Posted on: 5:12 pm, March 13, 2013, by

OKLAHOMA CITY – Allegations are being leveled against a state agency, accusing that agency of wasting hundreds of thousands of taxpayer dollars.

The Coalition for Competitive Public Construction was formed by about seven different companies who say the state’s Roof Asset Management Program, or RAMP, for short, is violating state law.

“This program right now is violating the state law by letting contracts on public construction for over $50,000,” Mark Nestlen said.

Nestlen represents the coalition.

He said state law requires any state project totaling more than $50,000 must be put out for public competitive sealed bid.

“I think people are just waking up and figuring out the fraud and abuse that’s being committed by the state agency against the taxpayers and the business people of the state of Oklahoma,” Nestlen said.

Roofing companies bid to be a part of RAMP for five years and then any state entity needing a new roof or repairs can go through the program.

There are currently only two companies in the program and critics said projects cost excessively more compared to competitively bid ones.

“It’s a huge waste of taxpayers money,” Denver Green said, President of Saratoga Roofing & Construction. “I hate to see the amount of schools that use the program when we have issues with funding our schools.”

Gerry Shepherd is the president of Oklahoma Roofing, one of the companies under RAMP.

He said the program provides higher standards.

“When it was done under the same high standards that the state requires in this program, it came out to a wash,” Shepherd said. “It was not higher when it’s done that way. If you put it out for bid and lessen the requirements on the bid, then certainly you can get a cheaper roof and that will happen at times.”

RAMP officials deny they’re breaking the law and said the program is saving tax payers money in the long run.

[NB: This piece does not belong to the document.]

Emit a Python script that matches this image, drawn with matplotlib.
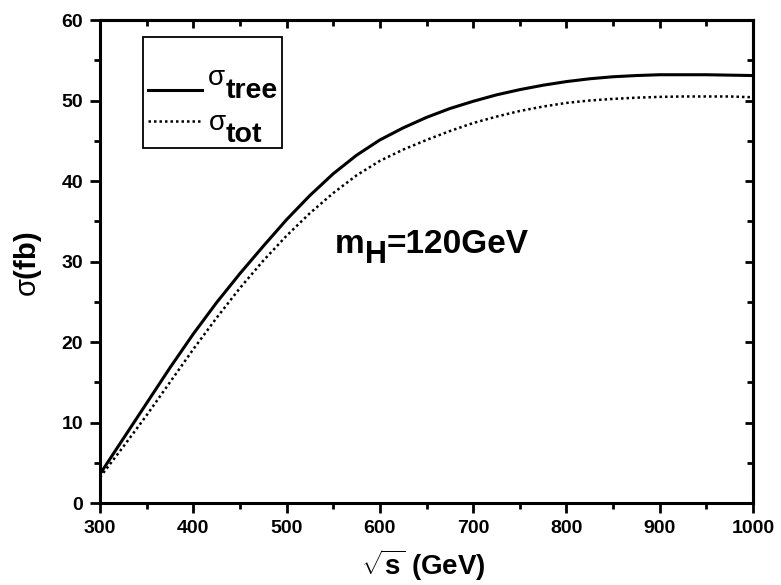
import matplotlib
matplotlib.use("Agg")
import matplotlib.pyplot as plt
from matplotlib.ticker import MultipleLocator
from matplotlib.transforms import IdentityTransform
from matplotlib.lines import Line2D
from matplotlib.patches import Rectangle

plt.rcParams['font.family'] = ['Liberation Sans', 'DejaVu Sans']
plt.rcParams['mathtext.fontset'] = 'custom'
plt.rcParams['mathtext.rm'] = 'Liberation Sans:bold'
plt.rcParams['mathtext.it'] = 'Liberation Sans'
plt.rcParams['mathtext.bf'] = 'Liberation Sans:bold'

sqrt_s = [300, 325, 350, 375, 400, 425, 450, 475, 500, 525, 550, 575, 600, 625, 650,
          675, 700, 725, 750, 775, 800, 825, 850, 875, 900, 925, 950, 975, 1000]
sigma_tree = [3.6, 8.0, 12.4, 16.8, 21.0, 24.9, 28.5, 31.9, 35.2, 38.2, 40.9, 43.2, 45.1, 46.6, 47.9,
              49.0, 49.9, 50.7, 51.35, 51.9, 52.35, 52.7, 52.95, 53.1, 53.2, 53.2, 53.2, 53.15, 53.1]
sigma_tot = [3.2, 7.0, 10.9, 15.0, 19.1, 23.0, 26.7, 30.1, 33.2, 36.0, 38.5, 40.7, 42.5, 43.9, 45.1,
             46.2, 47.2, 48.0, 48.7, 49.25, 49.7, 50.0, 50.2, 50.35, 50.45, 50.5, 50.5, 50.5, 50.4]

W, H = 781, 585
fig = plt.figure(figsize=(W / 100, H / 100), dpi=100)
ax = fig.add_axes([100 / W, (H - 503) / H, 653 / W, 483 / H])

ax.plot(sqrt_s, sigma_tree, color='black', lw=2.2)
ax.plot(sqrt_s, sigma_tot, color='black', lw=1.8, linestyle=(0, (1, 1.2)))

ax.set_xlim(300, 1000)
ax.set_ylim(0, 60)
ax.xaxis.set_major_locator(MultipleLocator(100))
ax.xaxis.set_minor_locator(MultipleLocator(50))
ax.yaxis.set_major_locator(MultipleLocator(10))
ax.yaxis.set_minor_locator(MultipleLocator(5))

for s in ax.spines.values():
    s.set_linewidth(2.2)

ax.tick_params(which='both', direction='out', width=2.0, labelsize=14, top=False, right=False)
ax.tick_params(which='major', length=7, pad=5)
ax.tick_params(which='minor', length=4.5)
for lab in ax.get_xticklabels() + ax.get_yticklabels():
    lab.set_fontweight('bold')

axt = ax.secondary_xaxis('top')
axt.xaxis.set_major_locator(MultipleLocator(100))
axt.xaxis.set_minor_locator(MultipleLocator(50))
axt.tick_params(which='both', direction='in', width=2.0, labeltop=False)
axt.tick_params(which='major', length=6)
axt.tick_params(which='minor', length=4)
axr = ax.secondary_yaxis('right')
axr.yaxis.set_major_locator(MultipleLocator(10))
axr.yaxis.set_minor_locator(MultipleLocator(5))
axr.tick_params(which='both', direction='in', width=2.0, labelright=False)
axr.tick_params(which='major', length=6)
axr.tick_params(which='minor', length=4)
for sax in (axt, axr):
    for s in sax.spines.values():
        s.set_linewidth(2.2)

# axis labels
fig.text(423 / W, (H - 575) / H, r'$\sqrt{\mathbf{s}}$ (GeV)', fontsize=20, fontweight='bold',
         ha='center', va='baseline')
fig.text(28 / W, (H - 264) / H, r'$\sigma$(fb)', fontsize=21, fontweight='bold',
         rotation=90, ha='center', va='center')

ident = IdentityTransform()
fig.canvas.draw()
renderer = fig.canvas.get_renderer()


def seq_text(x, pieces):
    for txt, size, ytop, weight in pieces:
        t = fig.text(x, H - ytop, txt, transform=ident, fontsize=size, fontweight=weight,
                     ha='left', va='baseline')
        x = t.get_window_extent(renderer).x1
    return x


# annotation m_H = 120 GeV
seq_text(335, [('m', 24, 253, 'bold'), ('H', 22, 263, 'bold'), ('=120GeV', 24, 253, 'bold')])

# legend box
fig.add_artist(Rectangle((143, H - 148), 139, 111, transform=ident, fill=False,
                         edgecolor='black', lw=1.3))
fig.add_artist(Line2D([148, 202], [H - 90, H - 90], transform=ident, color='black', lw=2.2))
fig.add_artist(Line2D([148, 200], [H - 120.7, H - 120.7], transform=ident, color='black',
                      lw=1.8, linestyle=(0, (1, 1.2))))
seq_text(208, [('σ', 20, 85, 'normal'), ('tree', 20.5, 98, 'bold')])
seq_text(209, [('σ', 20, 130, 'normal'), ('tot', 20.5, 141.7, 'bold')])

fig.savefig('out.png', dpi=100)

“We think it’s important to get the best quality roof at the lowest price,” John Estus said, spokesperson for RAMP. “And if we ever thought this program wasn’t providing that, we would be the first people to abandon this program.”

Estus said the program saves time and money to those using it and points out that it is completely voluntary.

No state entity ever has to use the program.

There is a bill making its way through the senate that would regulate the RAMP program.

Representatives with the coalition said, if that bill is not successful, they plan to file an injunction against the program.